ArchivesACT has chosen records related to the National Capital Development Commission’s (NCDC) decision to survey the number of front fences on Canberra housing blocks as its Find of the Month for July, seeking to understand why such a survey was deemed necessary.
Archives said that following the publication of its April Find of the Month, which explored the NCDC survey results, Agency staff felt the need to investigate further as it was a curious project for the Commission to undertake.
“We thought it might be worth investigating why it was felt there was a need to complete the survey and whether it resulted in any changes to Canberra’s ‘no front fences’ policy,” Archives said.
“A recently revealed Australian Capital Territory House of Assembly (HoA) file dating from the period gives us a good summary of the reasons why the front fences survey was done, as well as some of the information it collected and how it was used,” it said.

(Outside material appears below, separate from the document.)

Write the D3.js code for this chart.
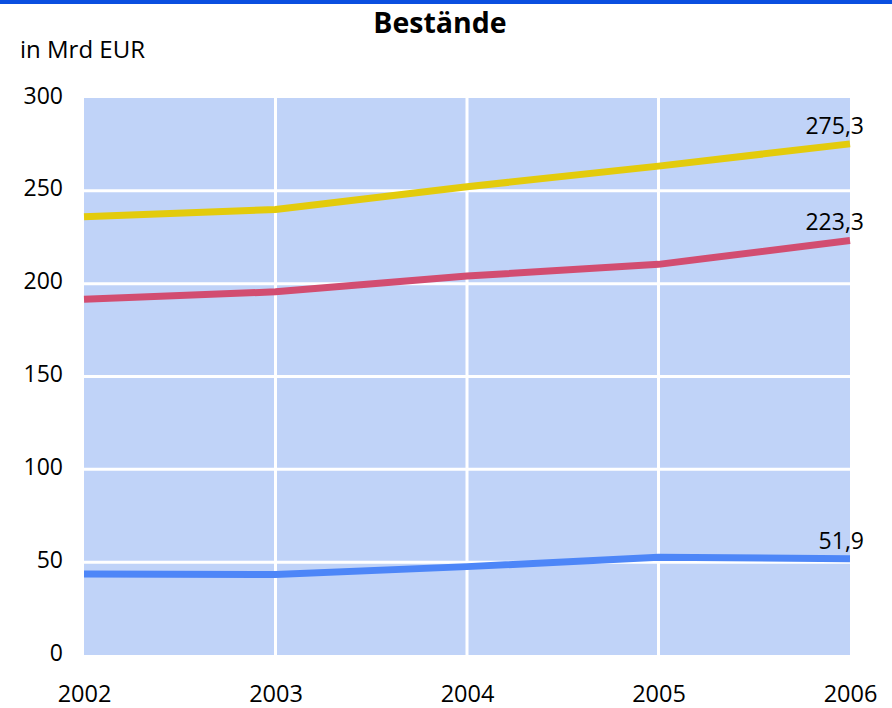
<!DOCTYPE html>
<html>
<head>
<meta charset="utf-8">
<script src="https://cdn.jsdelivr.net/npm/d3@7"></script>
<style>
body { margin: 0; background: #fff; }
text { font-family: "Open Sans", "Noto Sans", sans-serif; fill: #000; }
</style>
</head>
<body>
<div id="chart"></div>
<script>
// Daten
var years = [2002, 2003, 2004, 2005, 2006];
var yellowValues = [236.0, 240.0, 252.2, 263.3, 275.3];
var redValues = [191.6, 195.6, 204.1, 210.4, 223.3];
var blueValues = [43.6, 43.4, 47.6, 52.6, 51.9];
var endLabels = ["275,3", "223,3", "51,9"];
var yTicks = [0, 50, 100, 150, 200, 250, 300];

var width = 892, height = 708;
var margin = {top: 98, right: 42, bottom: 53, left: 84};

var svg = d3.select("#chart")
    .append("svg")
    .attr("width", width)
    .attr("height", height);

// blue bar on top
svg.append("rect")
    .attr("x", 0).attr("y", 0)
    .attr("width", width).attr("height", 4)
    .attr("fill", "#0a4fe0");

var x = d3.scalePoint()
    .domain(years)
    .range([margin.left, width - margin.right]);

var y = d3.scaleLinear()
    .domain([0, 300])
    .range([height - margin.bottom, margin.top]);

// plot background
svg.append("rect")
    .attr("x", x(2002))
    .attr("y", y(300))
    .attr("width", x(2006) - x(2002))
    .attr("height", y(0) - y(300))
    .attr("fill", "#c0d3f8");

// grid
svg.append("g")
    .selectAll("line")
    .data(yTicks.filter(d => d > 0 && d < 300))
    .enter()
    .append("line")
    .attr("x1", x(2002)).attr("x2", x(2006))
    .attr("y1", d => y(d)).attr("y2", d => y(d))
    .attr("stroke", "#fff")
    .attr("stroke-width", 3);

svg.append("g")
    .selectAll("line")
    .data(years.slice(1, 4))
    .enter()
    .append("line")
    .attr("x1", d => x(d)).attr("x2", d => x(d))
    .attr("y1", y(0)).attr("y2", y(300))
    .attr("stroke", "#fff")
    .attr("stroke-width", 3);

// axes (labels only)
var yAxis = svg.append("g")
    .attr("transform", `translate(${margin.left - 21},0)`)
    .call(d3.axisLeft(y).tickValues(yTicks).tickSize(0).tickPadding(0));
yAxis.select(".domain").remove();
yAxis.selectAll("text").style("font-size", "23px").attr("dy", "0.22em");

var xAxis = svg.append("g")
    .attr("transform", `translate(0,${height - margin.bottom})`)
    .call(d3.axisBottom(x).tickFormat(d3.format("d")).tickSize(0).tickPadding(30));
xAxis.select(".domain").remove();
xAxis.selectAll("text").style("font-size", "23.5px");

// lines
var line = d3.line()
    .x((d, i) => x(years[i]))
    .y(d => y(d));

var series = [
    {values: yellowValues, color: "#e3cb0c", label: endLabels[0]},
    {values: redValues, color: "#d24d71", label: endLabels[1]},
    {values: blueValues, color: "#4d86f8", label: endLabels[2]}
];

series.forEach(function(s) {
    svg.append("path")
        .datum(s.values)
        .attr("d", line)
        .attr("fill", "none")
        .attr("stroke", s.color)
        .attr("stroke-width", 7);

    svg.append("text")
        .attr("x", x(2006) + 14)
        .attr("y", y(s.values[4]) - 10)
        .attr("text-anchor", "end")
        .style("font-size", "23px")
        .text(s.label);
});

// titles
svg.append("text")
    .attr("x", 440)
    .attr("y", 33)
    .attr("text-anchor", "middle")
    .style("font-size", "28.5px")
    .style("font-weight", "bold")
    .text("Bestände");

svg.append("text")
    .attr("x", 20)
    .attr("y", 58)
    .style("font-size", "24px")
    .text("in Mrd EUR");
</script>
</body>
</html>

“In August 1982, Independent Member for the House of Assembly, John Clements, issued a press release to say that he was making arrangements for the ‘Fence Defence Committee’ to meet with the Minister for the Capital Territory, Michael Hodgman, to present him with a petition in favour of a change to the front fence policy.”

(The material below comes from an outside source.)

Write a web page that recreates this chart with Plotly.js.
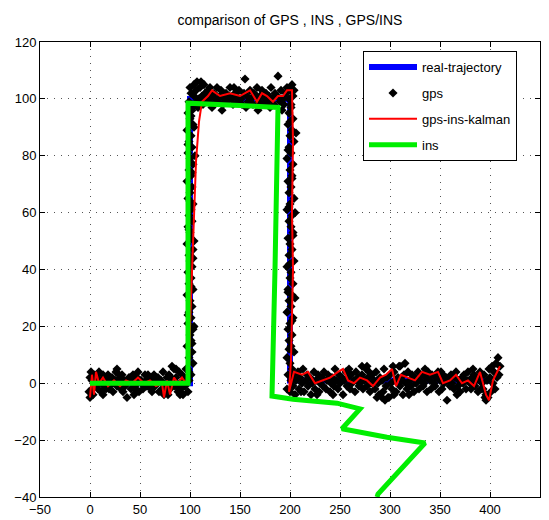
<!DOCTYPE html>
<html>
<head>
<meta charset="utf-8">
<script src="https://cdn.plot.ly/plotly-3.0.1.min.js"></script>
<style>html,body{margin:0;padding:0;background:#fff;}#chart{width:549px;height:520px;}</style>
</head>
<body>
<div id="chart"></div>
<script>
// Real trajectory
const realX = [0, 100, 100, 200, 200, 400];
const realY = [0, 0, 100, 100, 1, 1];

// GPS samples, per leg, [x, y]
const gpsLegA = [[-1,-3],[0,-5],[0,2],[1,4],[2,-2],[2,1],[3,-4],[4,3],[5,0],[6,-1],[7,2],[8,-2],[9,4],[10,1],[11,-3],[12,0],[13,3],[14,-1],[15,2],[16,-2],[17,1],[18,3],[20,-1],[21,0],[22,2],[23,-3],[25,1],[26,4],[27,-1],[28,0],[30,2],[31,-2],[32,3],[34,1],[35,-1],[36,0],[37,-5],[39,2],[40,1],[41,-2],[43,3],[44,0],[45,-1],[47,2],[48,4],[49,-3],[51,1],[52,0],[53,-2],[55,3],[56,1],[57,-1],[59,2],[60,0],[61,-2],[63,1],[64,3],[65,-1],[67,0],[68,2],[69,-3],[71,1],[72,-2],[73,4],[74,-4],[75,-1],[77,2],[78,0],[79,3],[80,-2],[82,6],[83,1],[84,5],[85,-1],[86,2],[88,-3],[89,4],[90,0],[91,-2],[92,3],[93,-4],[94,1],[95,-1],[96,5],[97,2],[98,-3],[99,1],[3,2],[19,-2],[29,3],[33,-3],[42,2],[46,-2],[54,-1],[58,3],[62,-3],[66,2],[70,1],[76,-3],[81,2],[87,-1],[44,-4],[27,5],[13,-4],[78,-4],[86,5],[90,-4]];
const gpsLegB = [[101,3],[98,5],[103,7],[99,9],[102,11],[97,13],[101,15],[100,17],[103,19],[98,21],[101,23],[99,25],[102,27],[100,29],[97,31],[103,33],[99,35],[101,37],[98,39],[102,41],[100,43],[99,45],[103,47],[97,49],[101,51],[100,53],[98,55],[102,57],[99,59],[101,61],[103,63],[98,65],[100,67],[102,69],[97,71],[101,73],[99,75],[103,77],[100,79],[98,81],[102,83],[99,85],[101,87],[97,89],[103,91],[100,93],[98,95],[102,97],[99,4],[102,14],[98,24],[101,34],[103,44],[99,54],[100,64],[102,74],[98,84],[101,94],[104,20],[104,50],[105,80],[104,90]];
const gpsLegC = [[99,99],[101,102],[103,98],[104,101],[106,103],[107,99],[109,100],[110,104],[112,101],[113,98],[115,102],[116,100],[118,103],[119,99],[121,101],[122,97],[124,102],[125,100],[127,104],[128,99],[130,101],[131,103],[133,98],[134,100],[136,102],[137,99],[139,101],[140,104],[142,100],[143,98],[145,102],[146,101],[148,99],[149,103],[151,100],[152,98],[154,102],[155,107],[157,101],[158,99],[160,103],[161,100],[163,98],[164,102],[166,101],[167,104],[169,99],[170,101],[172,103],[173,98],[175,100],[176,102],[178,99],[179,101],[181,104],[182,100],[184,98],[185,102],[187,101],[188,108],[190,99],[191,103],[193,100],[194,98],[196,102],[197,104],[199,100],[200,103],[201,98],[202,105],[203,101],[108,97],[120,104],[132,96],[144,104],[156,97],[168,96],[180,97],[192,96],[204,103],[100,104],[102,96],[104,105],[107,106],[111,106],[114,105]];
const gpsLegD = [[201,97],[199,95],[203,93],[198,91],[202,89],[200,87],[204,85],[199,83],[201,81],[197,79],[203,77],[200,75],[202,73],[198,71],[201,69],[199,67],[204,65],[200,63],[197,61],[202,59],[199,57],[201,55],[203,53],[198,51],[200,49],[202,47],[199,45],[204,43],[197,41],[201,39],[200,37],[203,35],[198,33],[202,31],[199,29],[201,27],[197,25],[203,23],[200,21],[198,19],[202,17],[199,15],[201,13],[204,11],[197,9],[200,7],[202,5],[198,3],[201,1],[200,92],[198,82],[202,72],[199,62],[203,52],[200,42],[198,32],[202,22],[199,12],[203,2],[197,-2],[200,-3],[205,30],[205,60],[206,88]];
const gpsLegE = [[203,-1],[204,3],[205,-4],[206,1],[208,4],[209,-2],[210,2],[212,0],[213,5],[214,-3],[216,1],[217,3],[218,-1],[220,2],[221,-4],[222,0],[224,4],[225,-2],[226,1],[228,3],[229,-3],[230,0],[232,2],[233,-1],[234,4],[236,-2],[237,1],[238,3],[240,-3],[241,0],[242,2],[244,-1],[245,5],[246,1],[248,-2],[249,3],[250,0],[252,2],[253,-4],[254,1],[256,4],[257,-1],[258,2],[260,-2],[261,3],[262,0],[264,1],[265,-3],[266,4],[268,2],[269,-1],[270,0],[272,3],[273,-2],[274,1],[276,5],[277,-1],[278,2],[280,-3],[281,0],[282,3],[284,1],[285,-2],[286,4],[288,0],[289,-4],[290,2],[292,1],[293,-3],[294,5],[296,-1],[297,2],[298,-5],[300,3],[301,0],[302,-2],[304,4],[305,1],[306,-3],[308,2],[309,6],[310,-1],[312,1],[313,-4],[314,3],[316,0],[317,-2],[318,4],[320,1],[321,-1],[322,3],[324,-3],[325,2],[326,0],[328,4],[329,-2],[330,1],[332,3],[333,-1],[334,0],[336,2],[337,-3],[338,4],[340,1],[341,-2],[342,3],[344,0],[345,-1],[346,2],[348,4],[349,-3],[350,1],[352,-2],[353,3],[354,0],[356,2],[357,-6],[358,1],[360,-1],[361,3],[362,0],[364,-2],[365,2],[366,4],[368,-1],[369,1],[370,-3],[372,2],[373,0],[374,3],[376,-2],[377,1],[378,4],[380,0],[381,-2],[382,2],[384,3],[385,-1],[386,1],[388,-3],[389,2],[390,4],[392,0],[393,-2],[394,3],[396,-4],[397,1],[398,-5],[399,5],[400,2],[401,-3],[402,6],[403,0],[404,4],[405,-2],[406,7],[407,2],[408,9],[409,3],[410,6],[295,-6],[292,-5],[299,-5],[304,-4],[277,6],[272,6],[310,6],[315,7],[396,-6],[395,-5],[211,-3],[227,-4],[243,-4],[259,5],[279,4],[287,-5],[303,6],[319,-4],[335,5],[351,4],[367,-4],[383,5],[391,-2]];

// GPS/INS Kalman estimate
const kalX = [0,2,4,6,9,13,18,24,30,36,42,48,54,60,66,72,74,77,80,84,88,92,96,99,100,102,104,106,109,112,118,122,130,140,150,160,167,172,177,183,188,193,197,202,203,202,203,202,201,199,204,212,218,225,232,240,248,253,258,264,270,277,283,290,296,302,306,311,318,325,332,340,348,353,360,366,372,378,384,390,396,399,403,410];
const kalY = [-5,3,-4,4,0,2,-1,1,-1,1,0,2,0,1,-1,0,-5,1,-4,2,0,2,0,4,20,40,60,78,92,99,101,103,101,102,101,103,99,102,101,99,101,101,103,103,85,60,40,20,8,-3,4,3,4,0,1,2,4,5,1,0,2,1,-1,2,3,5,-1,3,2,1,4,3,4,0,1,3,0,1,-1,4,-4,-6,1,6];

// INS
const insX = [0, 98, 98, 188, 185, 182, 203, 247, 270, 252, 297, 335, 288, 287];
const insY = [0, 0, 98.5, 97, 40, -4.5, -5.6, -7, -9, -16, -19, -21, -39, -40];

const gpsAll = gpsLegA.concat(gpsLegB, gpsLegC, gpsLegD, gpsLegE);
const gpsX = gpsAll.map(p => p[0]);
const gpsY = gpsAll.map(p => p[1]);

const traces = [
  {x: realX, y: realY, mode: 'lines', name: 'real-trajectory', line: {color: '#0000ff', width: 6}, legendgroup: 'a'},
  {x: gpsX, y: gpsY, mode: 'markers', name: 'gps', marker: {color: '#000', symbol: 'diamond', size: 7}, legendgroup: 'b'},
  {x: kalX, y: kalY, mode: 'lines', name: 'gps-ins-kalman', line: {color: '#ff0000', width: 2}, legendgroup: 'c'},
  {x: insX, y: insY, mode: 'lines', name: 'ins', line: {color: '#00ee00', width: 5}, legendgroup: 'd'}
];

const axisCommon = {
  showline: true, linecolor: '#000', linewidth: 1, mirror: 'ticks',
  ticks: 'inside', ticklen: 5, tickcolor: '#000',
  showgrid: true, gridcolor: '#555', griddash: '1px,6px', gridwidth: 1,
  zeroline: false, tickfont: {family: 'Liberation Sans, Arial, sans-serif', size: 13, color: '#000'}
};

const layout = {
  width: 549, height: 520,
  margin: {l: 40, r: 9, t: 42, b: 23},
  paper_bgcolor: '#fff', plot_bgcolor: '#fff',
  title: {text: 'comparison of GPS , INS , GPS/INS', font: {family: 'Liberation Sans, Arial, sans-serif', size: 14, color: '#000'}, x: 0.5, xref: 'paper', y: 0.962, yanchor: 'middle'},
  xaxis: Object.assign({}, axisCommon, {range: [-50, 450], dtick: 50, tick0: -50}),
  yaxis: Object.assign({}, axisCommon, {range: [-40, 120], dtick: 20, tick0: -40}),
  showlegend: true,
  legend: {x: 0.646, y: 0.98, xanchor: 'left', yanchor: 'top', bgcolor: '#fff', bordercolor: '#000', borderwidth: 1,
    font: {family: 'Liberation Sans, Arial, sans-serif', size: 13, color: '#000'},
    traceorder: 'grouped', tracegroupgap: 6, itemwidth: 48}
};

Plotly.newPlot('chart', traces, layout, {displayModeBar: false, staticPlot: true});
</script>
</body>
</html>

Archives said Mr Clements’ press release claimed the petition contained over 8,000 signatures.
It said Mr Hodgman issued his own press release one week later, stating his belief that the front fence policy served an important purpose and should be maintained, but that he accepted there may be circumstances under which front fences might, on humanitarian grounds, be permitted.
“It is not clear what humanitarian principles were of concern, but there is correspondence on the file that suggests that some residents felt that the policy was discriminatory and a denial of basic human rights related to safety and security of families and their property,” Archives said.
“The Canberra Times reported in November that the number of signatures on a petition had by then grown to ‘about 9,000’.”
It said the story prompted NCDC to commit to the front fence survey and to reporting on the situation by early 1983.
Archives said that in the end, there was a need for compromise and policy changes were made in 1984 which introduced arrangements very similar to the present-day requirements.